**Your goal:** Leave out any pictures and transcribe all other data below exactly.

**Collected data:**
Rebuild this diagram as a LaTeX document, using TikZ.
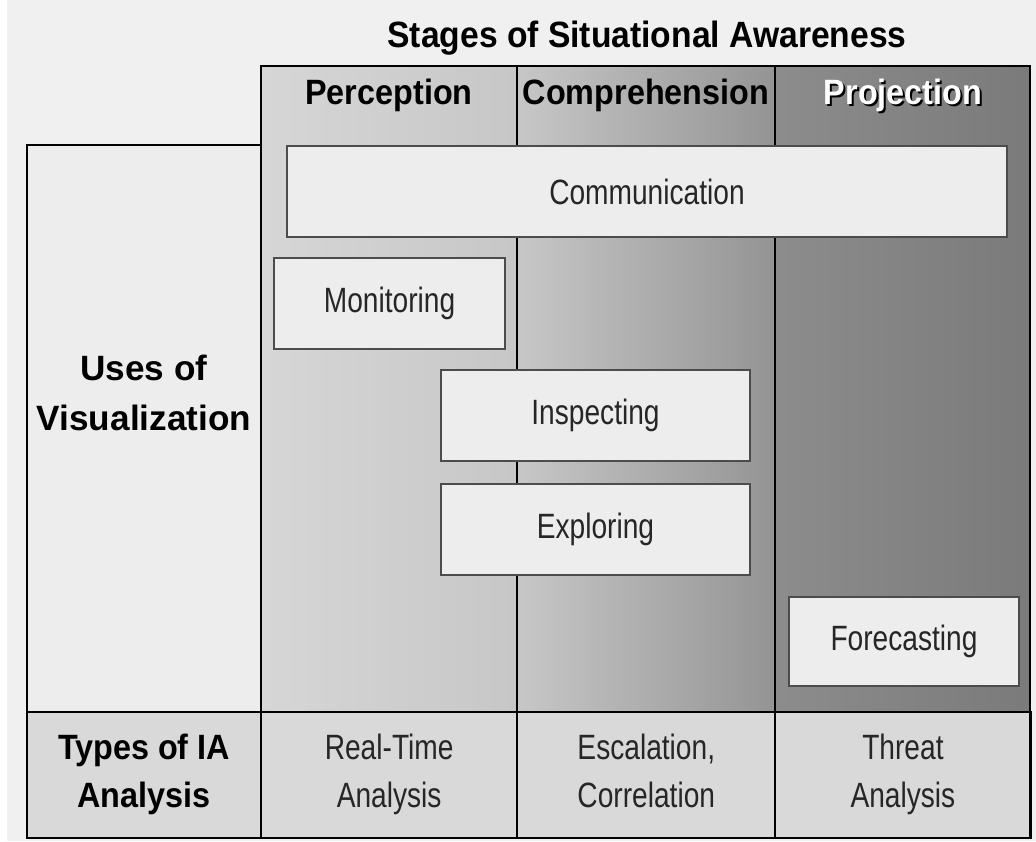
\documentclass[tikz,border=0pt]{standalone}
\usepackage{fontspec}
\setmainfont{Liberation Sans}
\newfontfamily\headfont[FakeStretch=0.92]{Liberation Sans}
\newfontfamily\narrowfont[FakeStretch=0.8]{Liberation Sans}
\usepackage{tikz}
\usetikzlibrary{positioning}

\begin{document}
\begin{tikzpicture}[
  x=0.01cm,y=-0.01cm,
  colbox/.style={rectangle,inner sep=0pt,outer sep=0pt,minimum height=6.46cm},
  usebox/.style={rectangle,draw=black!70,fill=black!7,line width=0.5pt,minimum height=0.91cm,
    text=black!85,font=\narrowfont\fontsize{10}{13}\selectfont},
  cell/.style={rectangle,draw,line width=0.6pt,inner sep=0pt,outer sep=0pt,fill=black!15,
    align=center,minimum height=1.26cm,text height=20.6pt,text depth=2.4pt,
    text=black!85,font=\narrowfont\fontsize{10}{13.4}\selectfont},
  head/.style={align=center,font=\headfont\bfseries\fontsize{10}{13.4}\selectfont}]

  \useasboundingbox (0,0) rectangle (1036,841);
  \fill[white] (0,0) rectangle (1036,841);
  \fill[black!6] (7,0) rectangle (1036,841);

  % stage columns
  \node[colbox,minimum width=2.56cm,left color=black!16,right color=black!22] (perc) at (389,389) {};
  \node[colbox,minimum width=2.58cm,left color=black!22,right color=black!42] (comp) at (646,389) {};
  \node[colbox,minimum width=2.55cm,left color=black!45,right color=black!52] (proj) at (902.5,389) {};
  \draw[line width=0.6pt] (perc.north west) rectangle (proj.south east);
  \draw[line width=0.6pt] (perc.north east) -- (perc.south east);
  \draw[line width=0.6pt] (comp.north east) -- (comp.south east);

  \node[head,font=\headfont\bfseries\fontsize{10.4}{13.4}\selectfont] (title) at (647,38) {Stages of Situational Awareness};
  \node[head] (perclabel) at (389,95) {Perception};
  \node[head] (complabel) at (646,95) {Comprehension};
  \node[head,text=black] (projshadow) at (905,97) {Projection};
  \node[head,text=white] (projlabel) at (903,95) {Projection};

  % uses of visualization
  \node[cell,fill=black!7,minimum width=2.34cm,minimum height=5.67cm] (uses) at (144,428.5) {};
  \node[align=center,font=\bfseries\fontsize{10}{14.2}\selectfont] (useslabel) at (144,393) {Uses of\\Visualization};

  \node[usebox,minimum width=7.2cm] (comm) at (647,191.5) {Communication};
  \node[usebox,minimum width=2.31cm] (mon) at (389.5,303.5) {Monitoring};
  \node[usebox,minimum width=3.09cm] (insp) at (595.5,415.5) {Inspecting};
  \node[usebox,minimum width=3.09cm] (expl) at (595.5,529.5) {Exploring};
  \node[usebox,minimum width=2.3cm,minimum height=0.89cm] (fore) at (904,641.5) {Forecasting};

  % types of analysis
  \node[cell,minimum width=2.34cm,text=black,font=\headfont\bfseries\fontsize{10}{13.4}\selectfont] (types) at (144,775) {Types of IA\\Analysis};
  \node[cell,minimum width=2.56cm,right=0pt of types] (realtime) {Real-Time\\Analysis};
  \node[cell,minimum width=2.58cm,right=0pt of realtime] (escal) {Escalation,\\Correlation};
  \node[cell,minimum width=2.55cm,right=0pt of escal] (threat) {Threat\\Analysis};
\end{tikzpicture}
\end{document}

**The answer:**
Rebuild this diagram as a LaTeX document, using TikZ.
\documentclass[tikz,border=0pt]{standalone}
\usepackage{fontspec}
\setmainfont{Liberation Sans}
\newfontfamily\headfont[FakeStretch=0.92]{Liberation Sans}
\newfontfamily\narrowfont[FakeStretch=0.8]{Liberation Sans}
\usepackage{tikz}
\usetikzlibrary{positioning}

\begin{document}
\begin{tikzpicture}[
  x=0.01cm,y=-0.01cm,
  colbox/.style={rectangle,inner sep=0pt,outer sep=0pt,minimum height=6.46cm},
  usebox/.style={rectangle,draw=black!70,fill=black!7,line width=0.5pt,minimum height=0.91cm,
    text=black!85,font=\narrowfont\fontsize{10}{13}\selectfont},
  cell/.style={rectangle,draw,line width=0.6pt,inner sep=0pt,outer sep=0pt,fill=black!15,
    align=center,minimum height=1.26cm,text height=20.6pt,text depth=2.4pt,
    text=black!85,font=\narrowfont\fontsize{10}{13.4}\selectfont},
  head/.style={align=center,font=\headfont\bfseries\fontsize{10}{13.4}\selectfont}]

  \useasboundingbox (0,0) rectangle (1036,841);
  \fill[white] (0,0) rectangle (1036,841);
  \fill[black!6] (7,0) rectangle (1036,841);

  % stage columns
  \node[colbox,minimum width=2.56cm,left color=black!16,right color=black!22] (perc) at (389,389) {};
  \node[colbox,minimum width=2.58cm,left color=black!22,right color=black!42] (comp) at (646,389) {};
  \node[colbox,minimum width=2.55cm,left color=black!45,right color=black!52] (proj) at (902.5,389) {};
  \draw[line width=0.6pt] (perc.north west) rectangle (proj.south east);
  \draw[line width=0.6pt] (perc.north east) -- (perc.south east);
  \draw[line width=0.6pt] (comp.north east) -- (comp.south east);

  \node[head,font=\headfont\bfseries\fontsize{10.4}{13.4}\selectfont] (title) at (647,38) {Stages of Situational Awareness};
  \node[head] (perclabel) at (389,95) {Perception};
  \node[head] (complabel) at (646,95) {Comprehension};
  \node[head,text=black] (projshadow) at (905,97) {Projection};
  \node[head,text=white] (projlabel) at (903,95) {Projection};

  % uses of visualization
  \node[cell,fill=black!7,minimum width=2.34cm,minimum height=5.67cm] (uses) at (144,428.5) {};
  \node[align=center,font=\bfseries\fontsize{10}{14.2}\selectfont] (useslabel) at (144,393) {Uses of\\Visualization};

  \node[usebox,minimum width=7.2cm] (comm) at (647,191.5) {Communication};
  \node[usebox,minimum width=2.31cm] (mon) at (389.5,303.5) {Monitoring};
  \node[usebox,minimum width=3.09cm] (insp) at (595.5,415.5) {Inspecting};
  \node[usebox,minimum width=3.09cm] (expl) at (595.5,529.5) {Exploring};
  \node[usebox,minimum width=2.3cm,minimum height=0.89cm] (fore) at (904,641.5) {Forecasting};

  % types of analysis
  \node[cell,minimum width=2.34cm,text=black,font=\headfont\bfseries\fontsize{10}{13.4}\selectfont] (types) at (144,775) {Types of IA\\Analysis};
  \node[cell,minimum width=2.56cm,right=0pt of types] (realtime) {Real-Time\\Analysis};
  \node[cell,minimum width=2.58cm,right=0pt of realtime] (escal) {Escalation,\\Correlation};
  \node[cell,minimum width=2.55cm,right=0pt of escal] (threat) {Threat\\Analysis};
\end{tikzpicture}
\end{document}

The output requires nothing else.